Why did the industrial revolution happen in Britain?
Along with this tab I had ones for Accounting for the Great Divergence, Economic history: The roots of growth, and this long titled LSE paper. I am yet to properly wade through these as it’s very far from my area of expertise, but chipping away at it is utterly eye-opening. Rediscovering these tabs is also a relevant companion read alongside Empireland by Sathnam Sanghera.
Myths about autism that we just have to get rid of
A great demystifying collection froma autistic author, speaker, parent, Pete Wharmby. He asks for it to be shared so I finally am. Some wonderful additions in the comments also.
A machine to help you doodle
I adore people that have little ideas like this and actually go through to build and share them. Try the tool here if you’re not going to click through and read the creators post. I could spend hours tinkering with this. Might even add a browser bookmark in preparation for future meetings.
Bodging isn’t a bad word
As someone that loves wooden furniture and working with wood, I was amazed when a friend called me a bodger, and went on to explain it wasn’t a bad thing.
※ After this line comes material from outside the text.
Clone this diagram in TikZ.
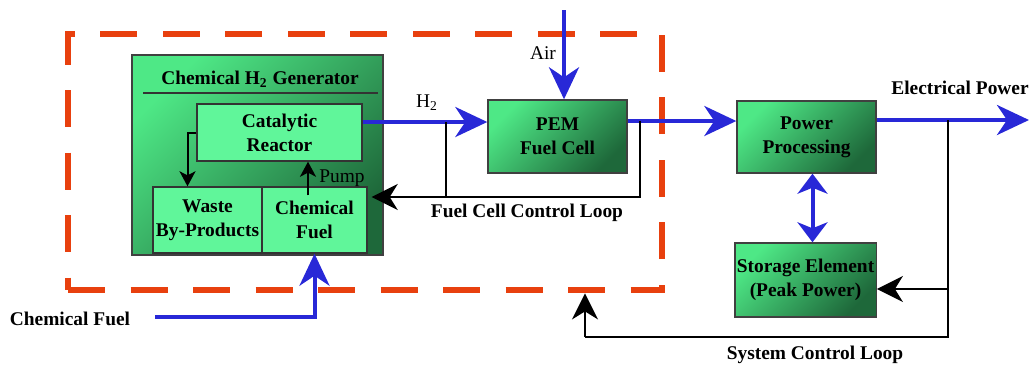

Look at this lovely work. Not all to my tastes if they were mass-produced, but knowing how they’re made with such care and craft, I would love one of these. A little more history of the practice. And if you’re interested, there’s even a Bodgers Association!
100 ways to slightly improve your life without really trying
I usually avoid listicles like I do headlines with question marks, but this one caught me for its quality and simplicity. Ones like ‘plant spring bulbs, even if they’re just in a pot’ and ‘thank a teacher who changed your life’ are just so tiny and simple, yet undeniably effective in lifting spirits.
In this socially conscious Monopoly’ game, race and privilege are currency
This idea rekindled an old desire of mine to make a White Privilege Monopoly expansion pack, as while I love this idea of a standalone game, I fear it’ll be missed and too easily ignored by the people that could do with learning from it the most. Buy the 50th Anniversary version.